Darcy Corbitt sitting in front a massive tree, looking forward and with fingers interlaced in front of her.

Corbitt v. Taylor

Location: Alabama
Status: Ongoing
Last Update: July 17, 2024

What's at Stake

The American Civil Liberties Union and ACLU of Alabama filed a federal law suit against officials of the Alabama Law Enforcement Agency (ALEA) for depriving transgender people of driver licenses that reflect their gender. The lawsuit states that the Alabama government has violated the privacy, due process, free speech, and equal protection rights of Darcy Corbitt, Destiny Clark, and a third, unnamed plaintiff.

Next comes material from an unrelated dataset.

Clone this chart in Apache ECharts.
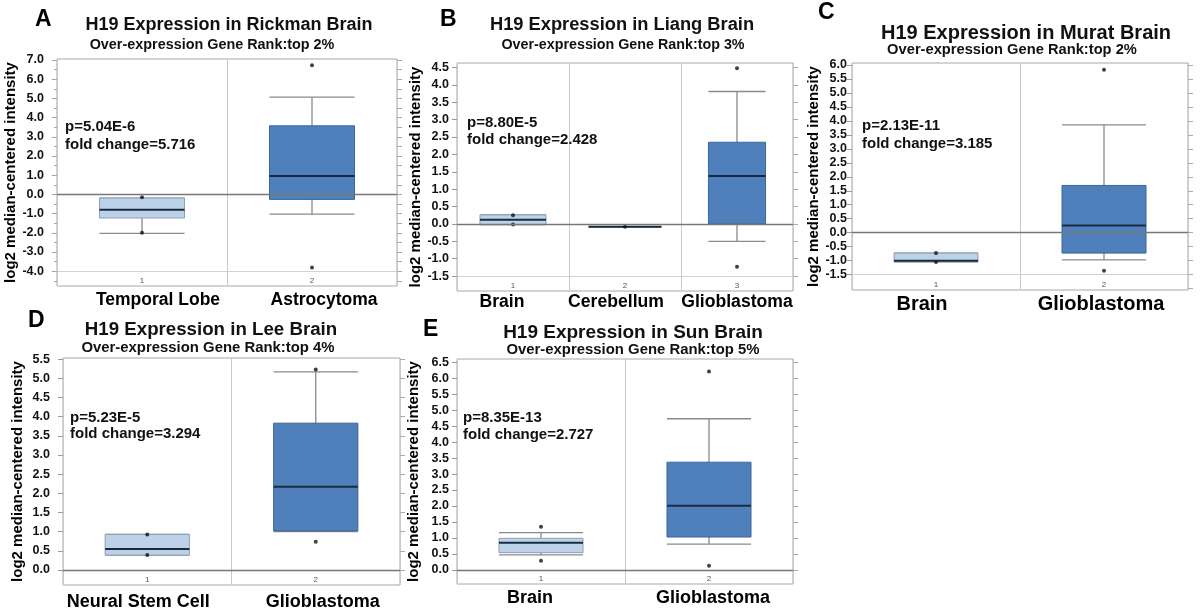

Currently, transgender Alabamans may only change their gender marker on a driver license if they have had certain gender-affirming surgery. This policy makes it impossible for most transgender people in Alabama to obtain a license that they can use without sacrificing their privacy, safety, health, autonomy, and dignity.

Gender-affirming surgery is an important form of health care that many transgender people want and need. Many other transgender people do not want or need it, though—and some who do cannot afford it. Transgender people’s gender identities are valid regardless of what health care they have had, and the government has no justification for meddling in these personal health decisions. Most states and the federal government do not require surgery for changing the gender marker on identification.

People in Alabama typically need their license on a daily basis. Transgender people, unlike others, have to get by without one, or use a license that shows the wrong gender and so puts them at high risk of harassment and violence. That’s discrimination, and it’s wrong.

Update: On January 15, 2021, the district court ruled that Alabama’s refusal to issue accurate drivers licenses to our clients was impermissible sex discrimination and violated the federal constitution. While our clients have now been able to update their licenses, the state has since filed a notice of appeal to the Eleventh Circuit court of appeals, which heard oral argument in this case on March 15, 2022.